Having just returned to “the real world” from spending a month visiting my sister in Hawaii, I feel compelled to write a post today about one thing I truly love over on that beautiful island: genuine human connection derived from compassion and love. The more the rest of the world chooses this practice the better off we’ll be.
I imagine writing a post about love sounds too fluffy and “lovey-dovey” for all those executives and business owners out there with a “let’s cut the bullshit” approach to things…but hear me out.

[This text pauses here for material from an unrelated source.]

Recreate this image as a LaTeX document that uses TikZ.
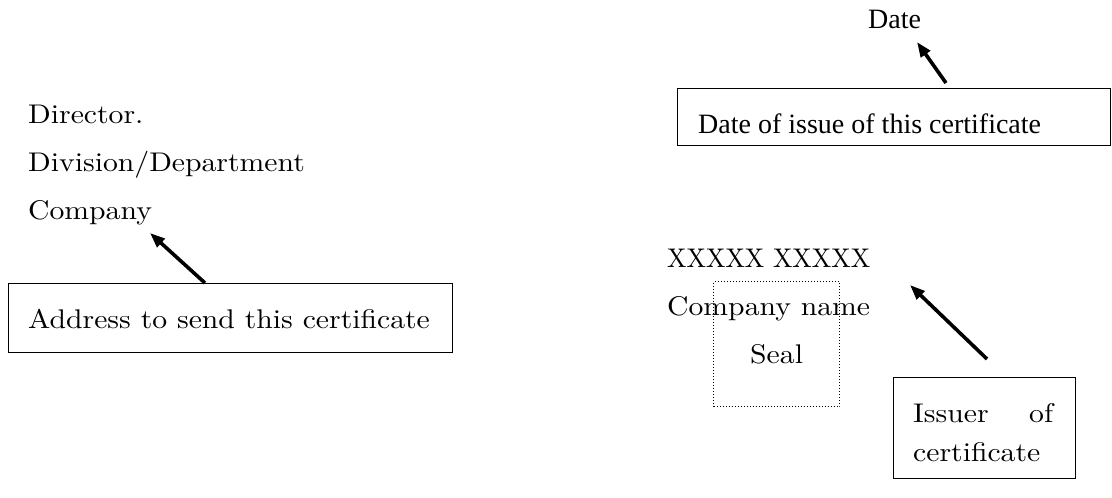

In Hawaii, they live with aloha – thinking of others before always thinking of themselves; coming from a place of compassion and connecting with another. Something that blew my mind when I first started visiting the island was when a car would literally stop a very long line of traffic to let another car headed in the opposite direction make a left-hand turn. They smile and wave to the oncoming car that it’s safe to make the turn; the wave and smile is reciprocated and everyone goes on about their day. That doesn’t happen much here in California (and my experience with my fellow Californians has always been very loving). The kindness with which a grocery clerk would connect with me when I was having a bad day (yes, you can have bad days in paradise, too, believe it or not) was remarkable. That aloha, that compassion, that…LOVE (there – I said it, again) is under-rated often in business.
Often we find ourselves setting “insane” (which is sometimes necessary to get out of your comfort zone) goals that mean we are going to be killing ourselves to achieve them, then we put everything into the highest gear until we wear out. Yes, there’s something to be said for working hard. Of course, if you have a goal to achieve, you must do the work to achieve it. And,yes, to do great things you must take great action. But I would like to interject that within all of your action and all of your work, taking on a sense of aloha both with others and with yourself can only help you achieve said goals. Understand that you and everyone else on this planet is doing their best in every moment (whether it’s your best or someone else’s best is none of your business). Stop making assumptions that the person is an idiot – he or she might be having a bad day. Do you know what you look like on a bad day? I know that my bad days are not pretty and I probably come across as a completely different person than I usually am.
Sometimes you’re just going to need a break – give it to yourself. Sometimes you’re not always going to be in a hurry and don’t have to “beat traffic” and can let someone else go ahead of you. Other times, asking the barista at the café how her day is and genuinely meaning it will change her entire week. Find ways to connect with others – spread some kindness for crying out loud!
In reigning in the new year, I sincerely invite you to take on the spirit of aloha in your daily life. Spread the love, ladies and gentlemen… and watch what happens.
“If you would be loved, love and be loveable.”